→ DATASET SECTION

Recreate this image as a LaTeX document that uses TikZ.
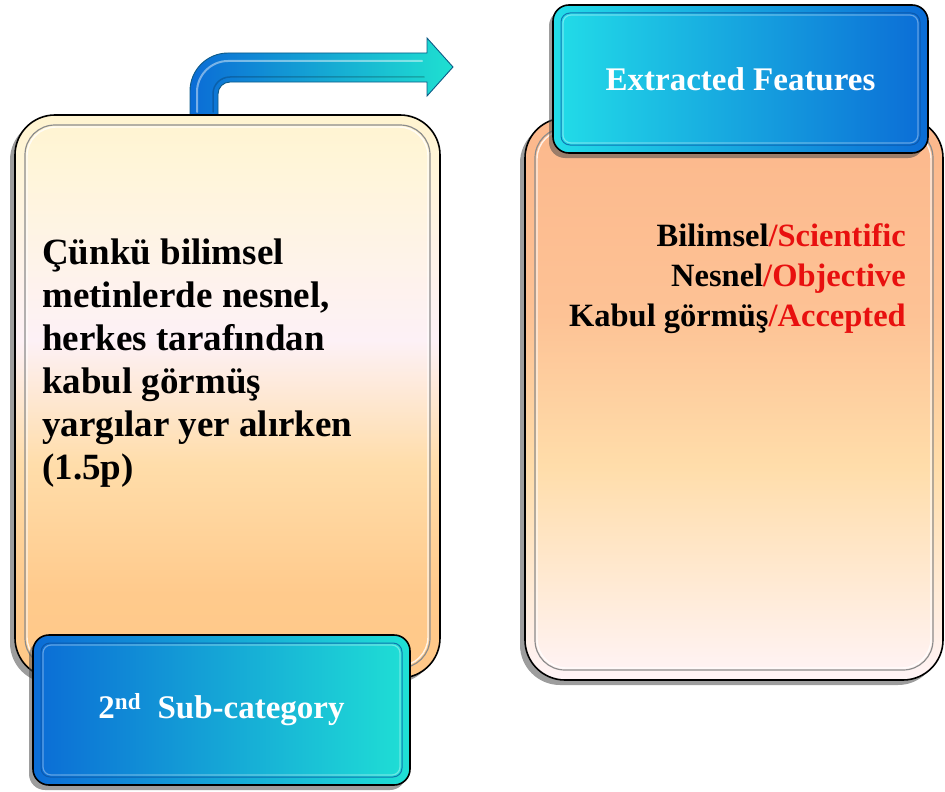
\documentclass[tikz,border=0pt]{standalone}
\usepackage{fontspec}
\setmainfont{Liberation Serif}
\usetikzlibrary{shadows}

\definecolor{deepblue}{HTML}{0B6CD6}
\definecolor{brightcyan}{HTML}{22DDE8}
\definecolor{rimblue}{HTML}{0A4F9E}
\definecolor{arrowedge}{HTML}{0E5A86}
\definecolor{featred}{HTML}{E8100F}

% panel fills: visible band runs from 25bp (bottom) to 75bp (top)
\pgfdeclareverticalshading{creamtoorange}{100bp}{%
  color(0bp)=(rgb,255:red,255;green,200;blue,136);
  color(25bp)=(rgb,255:red,255;green,200;blue,136);
  color(32.5bp)=(rgb,255:red,255;green,202;blue,140);
  color(44bp)=(rgb,255:red,255;green,221;blue,170);
  color(55bp)=(rgb,255:red,253;green,241;blue,246);
  color(70bp)=(rgb,255:red,255;green,245;blue,218);
  color(75bp)=(rgb,255:red,255;green,244;blue,208);
  color(100bp)=(rgb,255:red,255;green,244;blue,208)}
\pgfdeclareverticalshading{salmontoblush}{100bp}{%
  color(0bp)=(rgb,255:red,255;green,244;blue,247);
  color(25bp)=(rgb,255:red,255;green,244;blue,247);
  color(32.5bp)=(rgb,255:red,255;green,235;blue,216);
  color(44bp)=(rgb,255:red,255;green,221;blue,170);
  color(57.5bp)=(rgb,255:red,253;green,194;blue,149);
  color(75bp)=(rgb,255:red,252;green,184;blue,140);
  color(100bp)=(rgb,255:red,252;green,184;blue,140)}

\tikzset{
  panel/.style={draw=black, line width=1.6pt, rounded corners=40pt,
    inner sep=0pt, outer sep=0pt,
    drop shadow={shadow xshift=-5pt, shadow yshift=-5pt, opacity=0.55, fill=black!70}},
  tab/.style={draw=black, line width=1.6pt, rounded corners=16pt,
    inner sep=0pt, outer sep=0pt, text=white,
    font=\fontsize{33}{38}\selectfont\bfseries,
    drop shadow={shadow xshift=-4pt, shadow yshift=-5pt, opacity=0.55, fill=black!70}},
  panelrim/.style={draw=black!45, line width=1.2pt, rounded corners=30pt},
  panelglow/.style={draw=white, line width=1.4pt, opacity=0.8, rounded corners=29pt},
  tabrim/.style={draw=rimblue, line width=1pt, opacity=0.7, rounded corners=9pt},
  tabglow/.style={draw=white, line width=1.2pt, opacity=0.35, rounded corners=8pt},
  bodytext/.style={inner sep=0pt, font=\fontsize{37}{43}\selectfont\bfseries},
  listtext/.style={inner sep=0pt, font=\fontsize{32.5}{40}\selectfont\bfseries}
}

\begin{document}
\begin{tikzpicture}[x=1pt, y=-1pt]
\useasboundingbox (0,0) rectangle (945,792);

% bent arrow rising out of the left panel
\shadedraw[left color=deepblue, right color=brightcyan!90!green, draw=arrowedge, line width=0.9pt]
  (190,130) -- (190,91) .. controls (190,70) and (207,53) .. (228,53) -- (427,53) -- (427,38)
  -- (453,67) -- (427,96) -- (427,82) -- (230,82) .. controls (223.4,82) and (218,87.4) .. (218,94)
  -- (218,130) -- cycle;
\draw[white, line width=2pt, opacity=0.45, line cap=round]
  (197,112) -- (197,92) .. controls (197,75) and (211,61) .. (228,61) -- (422,61);
\draw[black, line width=1.5pt, opacity=0.2, line cap=round]
  (213,112) -- (213,94) .. controls (213,84) and (221,77) .. (230,77) -- (424,77);

% left panel
\node[panel, shading=creamtoorange,
      minimum width=425pt, minimum height=563pt] (leftpanel) at (227.5,396.5) {};
\draw[panelrim] ([xshift=10pt,yshift=-10pt]leftpanel.north west)
  rectangle ([xshift=-10pt,yshift=10pt]leftpanel.south east);
\draw[panelglow] ([xshift=12pt,yshift=-12pt]leftpanel.north west)
  rectangle ([xshift=-12pt,yshift=12pt]leftpanel.south east);

\node[bodytext, anchor=north west, align=left] (reason) at (42,239)
  {Çünkü bilimsel\\metinlerde nesnel,\\herkes tarafından\\kabul görmüş\\yargılar yer alırken\\(1.5p)};

% sub-category tab
\node[tab, left color=deepblue, right color=brightcyan!92!green,
      minimum width=377pt, minimum height=150pt] (subcat) at (221.5,710)
  {2\textsuperscript{nd}\ \ Sub-category};
\draw[tabrim] ([xshift=8pt,yshift=-8pt]subcat.north west)
  rectangle ([xshift=-8pt,yshift=8pt]subcat.south east);
\draw[tabglow] ([xshift=10pt,yshift=-10pt]subcat.north west)
  rectangle ([xshift=-10pt,yshift=10pt]subcat.south east);

% right panel
\node[panel, shading=salmontoblush,
      minimum width=418pt, minimum height=562pt] (rightpanel) at (734,399) {};
\draw[panelrim] ([xshift=10pt,yshift=-10pt]rightpanel.north west)
  rectangle ([xshift=-10pt,yshift=10pt]rightpanel.south east);
\draw[panelglow] ([xshift=12pt,yshift=-12pt]rightpanel.north west)
  rectangle ([xshift=-12pt,yshift=12pt]rightpanel.south east);

\node[listtext, anchor=north east, align=right] (features) at (906,223)
  {Bilimsel\textcolor{featred}{/Scientific}\\
   Nesnel\textcolor{featred}{/Objective}\\
   Kabul görmüş\textcolor{featred}{/Accepted}};

% extracted-features tab
\node[tab, left color=brightcyan, right color=deepblue,
      minimum width=375pt, minimum height=148pt] (extracted) at (740.5,79)
  {Extracted Features};
\draw[tabrim] ([xshift=8pt,yshift=-8pt]extracted.north west)
  rectangle ([xshift=-8pt,yshift=8pt]extracted.south east);
\draw[tabglow] ([xshift=10pt,yshift=-10pt]extracted.north west)
  rectangle ([xshift=-10pt,yshift=10pt]extracted.south east);
\end{tikzpicture}
\end{document}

→ WHAT THE EXERCISE ASKS
Write out the listing above exactly as it stands, pictures excluded.

→ SOLUTION TO THE PROBLEM
Recreate this image as a LaTeX document that uses TikZ.
\documentclass[tikz,border=0pt]{standalone}
\usepackage{fontspec}
\setmainfont{Liberation Serif}
\usetikzlibrary{shadows}

\definecolor{deepblue}{HTML}{0B6CD6}
\definecolor{brightcyan}{HTML}{22DDE8}
\definecolor{rimblue}{HTML}{0A4F9E}
\definecolor{arrowedge}{HTML}{0E5A86}
\definecolor{featred}{HTML}{E8100F}

% panel fills: visible band runs from 25bp (bottom) to 75bp (top)
\pgfdeclareverticalshading{creamtoorange}{100bp}{%
  color(0bp)=(rgb,255:red,255;green,200;blue,136);
  color(25bp)=(rgb,255:red,255;green,200;blue,136);
  color(32.5bp)=(rgb,255:red,255;green,202;blue,140);
  color(44bp)=(rgb,255:red,255;green,221;blue,170);
  color(55bp)=(rgb,255:red,253;green,241;blue,246);
  color(70bp)=(rgb,255:red,255;green,245;blue,218);
  color(75bp)=(rgb,255:red,255;green,244;blue,208);
  color(100bp)=(rgb,255:red,255;green,244;blue,208)}
\pgfdeclareverticalshading{salmontoblush}{100bp}{%
  color(0bp)=(rgb,255:red,255;green,244;blue,247);
  color(25bp)=(rgb,255:red,255;green,244;blue,247);
  color(32.5bp)=(rgb,255:red,255;green,235;blue,216);
  color(44bp)=(rgb,255:red,255;green,221;blue,170);
  color(57.5bp)=(rgb,255:red,253;green,194;blue,149);
  color(75bp)=(rgb,255:red,252;green,184;blue,140);
  color(100bp)=(rgb,255:red,252;green,184;blue,140)}

\tikzset{
  panel/.style={draw=black, line width=1.6pt, rounded corners=40pt,
    inner sep=0pt, outer sep=0pt,
    drop shadow={shadow xshift=-5pt, shadow yshift=-5pt, opacity=0.55, fill=black!70}},
  tab/.style={draw=black, line width=1.6pt, rounded corners=16pt,
    inner sep=0pt, outer sep=0pt, text=white,
    font=\fontsize{33}{38}\selectfont\bfseries,
    drop shadow={shadow xshift=-4pt, shadow yshift=-5pt, opacity=0.55, fill=black!70}},
  panelrim/.style={draw=black!45, line width=1.2pt, rounded corners=30pt},
  panelglow/.style={draw=white, line width=1.4pt, opacity=0.8, rounded corners=29pt},
  tabrim/.style={draw=rimblue, line width=1pt, opacity=0.7, rounded corners=9pt},
  tabglow/.style={draw=white, line width=1.2pt, opacity=0.35, rounded corners=8pt},
  bodytext/.style={inner sep=0pt, font=\fontsize{37}{43}\selectfont\bfseries},
  listtext/.style={inner sep=0pt, font=\fontsize{32.5}{40}\selectfont\bfseries}
}

\begin{document}
\begin{tikzpicture}[x=1pt, y=-1pt]
\useasboundingbox (0,0) rectangle (945,792);

% bent arrow rising out of the left panel
\shadedraw[left color=deepblue, right color=brightcyan!90!green, draw=arrowedge, line width=0.9pt]
  (190,130) -- (190,91) .. controls (190,70) and (207,53) .. (228,53) -- (427,53) -- (427,38)
  -- (453,67) -- (427,96) -- (427,82) -- (230,82) .. controls (223.4,82) and (218,87.4) .. (218,94)
  -- (218,130) -- cycle;
\draw[white, line width=2pt, opacity=0.45, line cap=round]
  (197,112) -- (197,92) .. controls (197,75) and (211,61) .. (228,61) -- (422,61);
\draw[black, line width=1.5pt, opacity=0.2, line cap=round]
  (213,112) -- (213,94) .. controls (213,84) and (221,77) .. (230,77) -- (424,77);

% left panel
\node[panel, shading=creamtoorange,
      minimum width=425pt, minimum height=563pt] (leftpanel) at (227.5,396.5) {};
\draw[panelrim] ([xshift=10pt,yshift=-10pt]leftpanel.north west)
  rectangle ([xshift=-10pt,yshift=10pt]leftpanel.south east);
\draw[panelglow] ([xshift=12pt,yshift=-12pt]leftpanel.north west)
  rectangle ([xshift=-12pt,yshift=12pt]leftpanel.south east);

\node[bodytext, anchor=north west, align=left] (reason) at (42,239)
  {Çünkü bilimsel\\metinlerde nesnel,\\herkes tarafından\\kabul görmüş\\yargılar yer alırken\\(1.5p)};

% sub-category tab
\node[tab, left color=deepblue, right color=brightcyan!92!green,
      minimum width=377pt, minimum height=150pt] (subcat) at (221.5,710)
  {2\textsuperscript{nd}\ \ Sub-category};
\draw[tabrim] ([xshift=8pt,yshift=-8pt]subcat.north west)
  rectangle ([xshift=-8pt,yshift=8pt]subcat.south east);
\draw[tabglow] ([xshift=10pt,yshift=-10pt]subcat.north west)
  rectangle ([xshift=-10pt,yshift=10pt]subcat.south east);

% right panel
\node[panel, shading=salmontoblush,
      minimum width=418pt, minimum height=562pt] (rightpanel) at (734,399) {};
\draw[panelrim] ([xshift=10pt,yshift=-10pt]rightpanel.north west)
  rectangle ([xshift=-10pt,yshift=10pt]rightpanel.south east);
\draw[panelglow] ([xshift=12pt,yshift=-12pt]rightpanel.north west)
  rectangle ([xshift=-12pt,yshift=12pt]rightpanel.south east);

\node[listtext, anchor=north east, align=right] (features) at (906,223)
  {Bilimsel\textcolor{featred}{/Scientific}\\
   Nesnel\textcolor{featred}{/Objective}\\
   Kabul görmüş\textcolor{featred}{/Accepted}};

% extracted-features tab
\node[tab, left color=brightcyan, right color=deepblue,
      minimum width=375pt, minimum height=148pt] (extracted) at (740.5,79)
  {Extracted Features};
\draw[tabrim] ([xshift=8pt,yshift=-8pt]extracted.north west)
  rectangle ([xshift=-8pt,yshift=8pt]extracted.south east);
\draw[tabglow] ([xshift=10pt,yshift=-10pt]extracted.north west)
  rectangle ([xshift=-10pt,yshift=10pt]extracted.south east);
\end{tikzpicture}
\end{document}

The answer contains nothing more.